Weirdly, people will take the route of becoming famous just so that they can be seen.
Seen as in, being acknowledged that they exist, are important, they matter, and that their voice carries weight in the world.
All of the validation that makes the point of a circle see itself as the whole circle, so to speak.
There's a subtle difference between being wanted for who you've become versus being valued for who you really are.
I don't think it's a matter of trading one for the other, but more so changing in a way that's not aligned with your core self.
If the pursuit of recognition begins to reshape not just your output but your fundamental values and instincts, you begin to risk losing the very authenticity that made your work compelling in the first place.
Now, it's very debatable on whether who you really are ever changes.
Open Field Of Definition
I personally think it depends on the viewpoint one is looking at this situation from.
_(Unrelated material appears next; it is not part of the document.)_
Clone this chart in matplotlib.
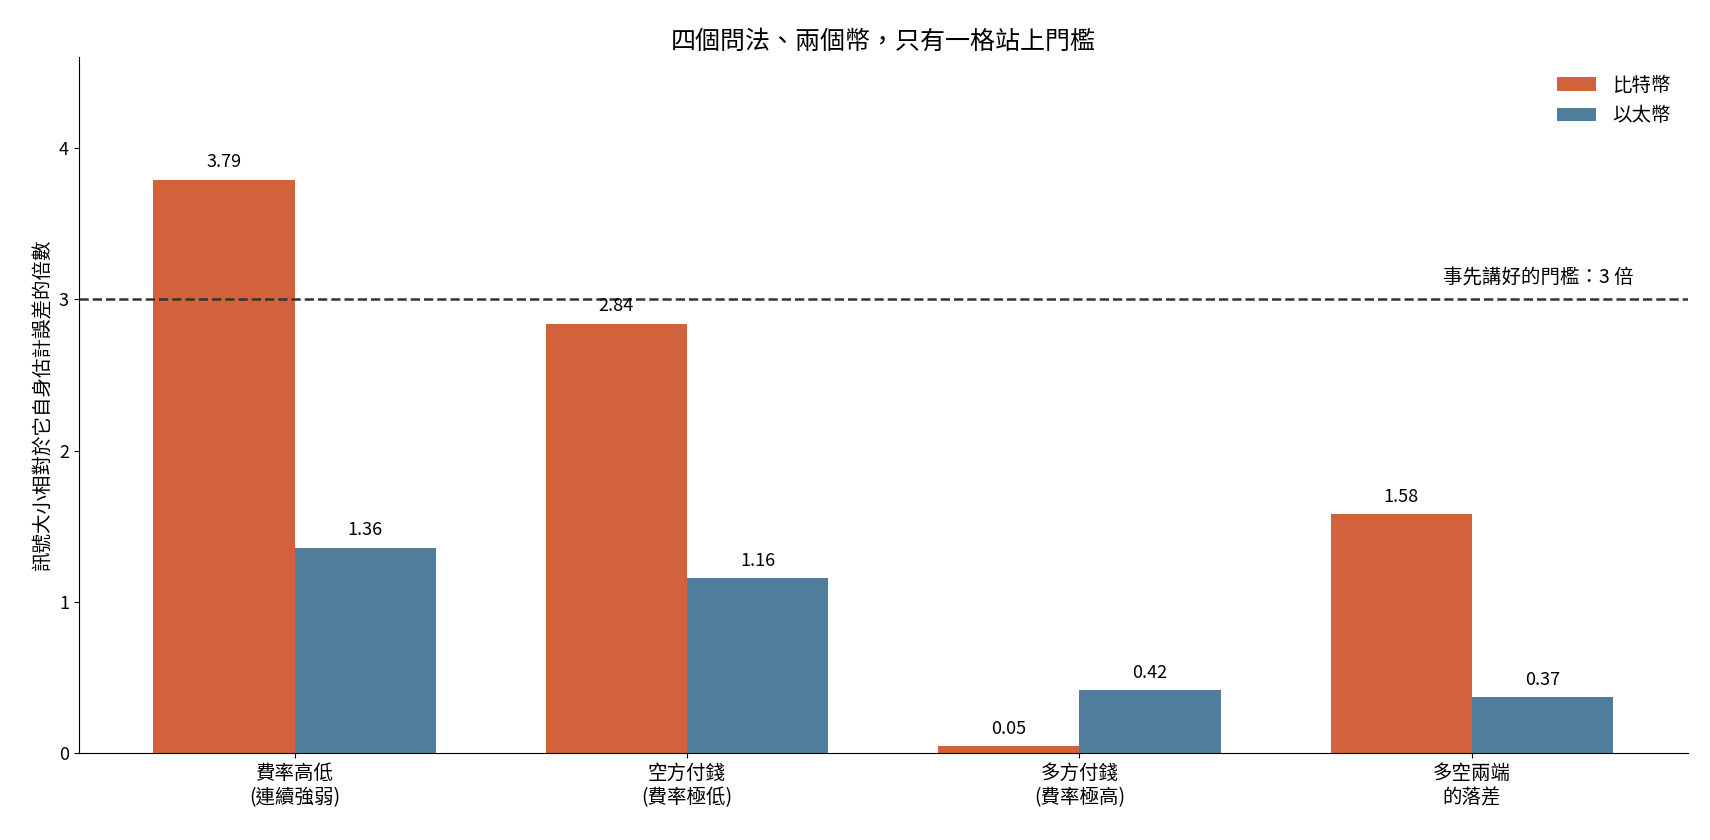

People change all the time, in that they're experiencing different and myriad of thoughts/emotions that influences what they say or do.
A novelist who writes their first book at twenty-five is processing entirely different life experiences than when they publish their tenth book at fifty, for example.
And this constant dynamic could overtime seep into bringing out deeper changes that fundamentally changes who they really are, which somehow seems consistent with this concept of evolution as a natural law.
According to history, ancient people were dealing with the same fundamental human questions about purpose, meaning, and identity that we grapple with today, yet their social structures, belief systems, and daily realities were vastly different.
Did this make them different people at their core, or were they the same human nature expressed through different circumstances?
There's also an attending conflict that you can't tell who you really are changes if you can't first define who you really are.
It's a classic philosophical catch-22 that has puzzled thinkers for millennia.
More Doing, Less Being
It's not uncommon to ask people who are you and they go on to tell you what they do.
Mostly, what they do is their profession, the role or function they possess in society.
We're action-oriented creatures who find it easier to define ourselves through our outputs than to examine our inner landscapes.
It's way simpler to say "I make videos" than to articulate "I'm someone who sees patterns in chaos and feels compelled to share that clarity with others."
From that sense, if a doctor changes into a teacher, then have they become a fundamentally different person, or have they simply found a new channel for the same underlying drive to help others?
In some ways, this puts an interesting twist on whether a creator can be separated from his/her creation.
One But Not The Same
The traditional argument for separation suggests that art should stand on its own merit, independent of the artist's personal life or character.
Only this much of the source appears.